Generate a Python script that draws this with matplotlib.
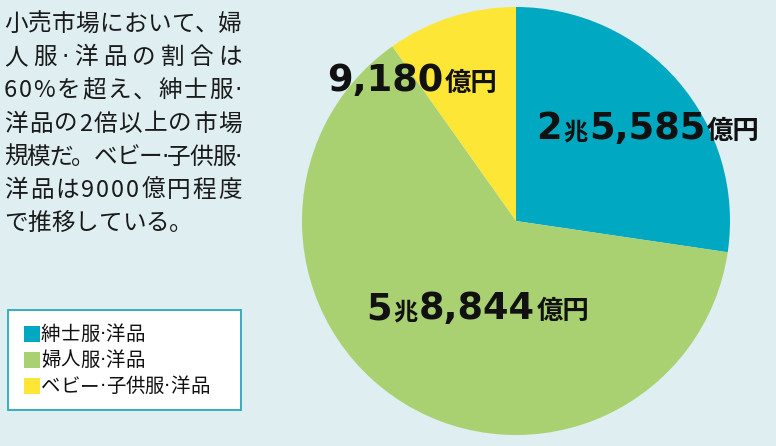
import matplotlib.pyplot as plt
from matplotlib.patches import Rectangle

# market size, 億円
categories = ["紳士服·洋品", "婦人服·洋品", "ベビー·子供服·洋品"]
values = [25585, 58844, 9180]
colors = ["#00a8c1", "#a9d171", "#fde636"]

# value labels split into (text, role) pieces
labels = [
    [("2", "num"), ("兆", "cho"), ("5,585", "num"), ("億円", "oku")],
    [("5", "num"), ("兆", "cho"), ("8,844", "num"), ("億円", "oku")],
    [("9,180", "num"), ("億円", "oku")],
]

note_lines = [
    "小売市場において、婦",
    "人服·洋品の割合は",
    "60%を超え、紳士服·",
    "洋品の2倍以上の市場",
    "規模だ。ベビー·子供服·",
    "洋品は9000億円程度",
    "で推移している。",
]

W, H = 776, 446
BG = "#deeef1"
JP = ["Noto Sans CJK JP", "DejaVu Sans"]
DOT = "·"

fig = plt.figure(figsize=(W / 100, H / 100), dpi=100, facecolor=BG)

# pie: center (516, 221) px, radius 214 px
cx, cy, r = 516, 221, 214
ax = fig.add_axes([(cx - r) / W, (H - cy - r) / H, 2 * r / W, 2 * r / H])
ax.pie(values, colors=colors, startangle=90, counterclock=False,
       radius=1, wedgeprops=dict(linewidth=0))
ax.set_xlim(-1, 1)
ax.set_ylim(-1, 1)
ax.axis("off")

renderer = fig.canvas.get_renderer()
styles = {
    "num": dict(fontsize=26.5, family="DejaVu Sans", weight="bold"),
    "cho": dict(fontsize=17.5, family=JP, weight="bold"),
    "oku": dict(fontsize=19, family=JP, weight="bold"),
}


def put_label(x, y, parts):
    # x, y in pixels from top-left, y is the baseline
    for s, role in parts:
        t = fig.text(x / W, 1 - y / H, s, ha="left", va="baseline",
                     color="#111111", **styles[role])
        x += t.get_window_extent(renderer).width + 1.5


label_pos = [(536, 139), (366, 319), (327, 91)]
for (lx, ly), parts in zip(label_pos, labels):
    put_label(lx, ly, parts)


def char_width(ch, size):
    fam = "DejaVu Sans" if ch == DOT else JP
    t = fig.text(0, 0, ch, fontsize=size, family=fam)
    w = t.get_window_extent(renderer).width
    t.remove()
    return w


def put_line(x, y, s, size, right=None, color="#1a1a1a"):
    # draw char by char so the middle dot stays narrow; stretch to `right` if given
    widths = [char_width(ch, size) for ch in s]
    gap = 0
    if right is not None and len(s) > 1:
        gap = (right - x - sum(widths)) / (len(s) - 1)
    for ch, w in zip(s, widths):
        fam = "DejaVu Sans" if ch == DOT else JP
        fig.text(x / W, 1 - y / H, ch, ha="left", va="baseline",
                 fontsize=size, family=fam, color=color)
        x += w + gap


# note text on the left (justified, last line left-aligned)
for i, line in enumerate(note_lines):
    right = 242 if i < len(note_lines) - 1 else None
    put_line(4, 31 + 33.2 * i, line, 17, right=right)

# legend box
fig.patches.append(Rectangle((8 / W, 1 - 410 / H), 233 / W, 100 / H,
                             transform=fig.transFigure, facecolor="white",
                             edgecolor="#2aa8bc", linewidth=1.3))
row_y = [334, 360, 386]
for name, c, yy in zip(categories, colors, row_y):
    fig.patches.append(Rectangle((24 / W, 1 - (yy + 8) / H), 16 / W, 16 / H,
                                 transform=fig.transFigure, facecolor=c,
                                 edgecolor="none"))
    put_line(41, yy + 6, name, 14, color="#111111")

fig.savefig("out.png", dpi=100, facecolor=BG)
-=-=-=-=-
▶ _The task_: Repeat all of the data above word for word, minus the pictures.

▶ _Solution for this exercise_:
Generate a Python script that draws this with matplotlib.
import matplotlib.pyplot as plt
from matplotlib.patches import Rectangle

# market size, 億円
categories = ["紳士服·洋品", "婦人服·洋品", "ベビー·子供服·洋品"]
values = [25585, 58844, 9180]
colors = ["#00a8c1", "#a9d171", "#fde636"]

# value labels split into (text, role) pieces
labels = [
    [("2", "num"), ("兆", "cho"), ("5,585", "num"), ("億円", "oku")],
    [("5", "num"), ("兆", "cho"), ("8,844", "num"), ("億円", "oku")],
    [("9,180", "num"), ("億円", "oku")],
]

note_lines = [
    "小売市場において、婦",
    "人服·洋品の割合は",
    "60%を超え、紳士服·",
    "洋品の2倍以上の市場",
    "規模だ。ベビー·子供服·",
    "洋品は9000億円程度",
    "で推移している。",
]

W, H = 776, 446
BG = "#deeef1"
JP = ["Noto Sans CJK JP", "DejaVu Sans"]
DOT = "·"

fig = plt.figure(figsize=(W / 100, H / 100), dpi=100, facecolor=BG)

# pie: center (516, 221) px, radius 214 px
cx, cy, r = 516, 221, 214
ax = fig.add_axes([(cx - r) / W, (H - cy - r) / H, 2 * r / W, 2 * r / H])
ax.pie(values, colors=colors, startangle=90, counterclock=False,
       radius=1, wedgeprops=dict(linewidth=0))
ax.set_xlim(-1, 1)
ax.set_ylim(-1, 1)
ax.axis("off")

renderer = fig.canvas.get_renderer()
styles = {
    "num": dict(fontsize=26.5, family="DejaVu Sans", weight="bold"),
    "cho": dict(fontsize=17.5, family=JP, weight="bold"),
    "oku": dict(fontsize=19, family=JP, weight="bold"),
}


def put_label(x, y, parts):
    # x, y in pixels from top-left, y is the baseline
    for s, role in parts:
        t = fig.text(x / W, 1 - y / H, s, ha="left", va="baseline",
                     color="#111111", **styles[role])
        x += t.get_window_extent(renderer).width + 1.5


label_pos = [(536, 139), (366, 319), (327, 91)]
for (lx, ly), parts in zip(label_pos, labels):
    put_label(lx, ly, parts)


def char_width(ch, size):
    fam = "DejaVu Sans" if ch == DOT else JP
    t = fig.text(0, 0, ch, fontsize=size, family=fam)
    w = t.get_window_extent(renderer).width
    t.remove()
    return w


def put_line(x, y, s, size, right=None, color="#1a1a1a"):
    # draw char by char so the middle dot stays narrow; stretch to `right` if given
    widths = [char_width(ch, size) for ch in s]
    gap = 0
    if right is not None and len(s) > 1:
        gap = (right - x - sum(widths)) / (len(s) - 1)
    for ch, w in zip(s, widths):
        fam = "DejaVu Sans" if ch == DOT else JP
        fig.text(x / W, 1 - y / H, ch, ha="left", va="baseline",
                 fontsize=size, family=fam, color=color)
        x += w + gap


# note text on the left (justified, last line left-aligned)
for i, line in enumerate(note_lines):
    right = 242 if i < len(note_lines) - 1 else None
    put_line(4, 31 + 33.2 * i, line, 17, right=right)

# legend box
fig.patches.append(Rectangle((8 / W, 1 - 410 / H), 233 / W, 100 / H,
                             transform=fig.transFigure, facecolor="white",
                             edgecolor="#2aa8bc", linewidth=1.3))
row_y = [334, 360, 386]
for name, c, yy in zip(categories, colors, row_y):
    fig.patches.append(Rectangle((24 / W, 1 - (yy + 8) / H), 16 / W, 16 / H,
                                 transform=fig.transFigure, facecolor=c,
                                 edgecolor="none"))
    put_line(41, yy + 6, name, 14, color="#111111")

fig.savefig("out.png", dpi=100, facecolor=BG)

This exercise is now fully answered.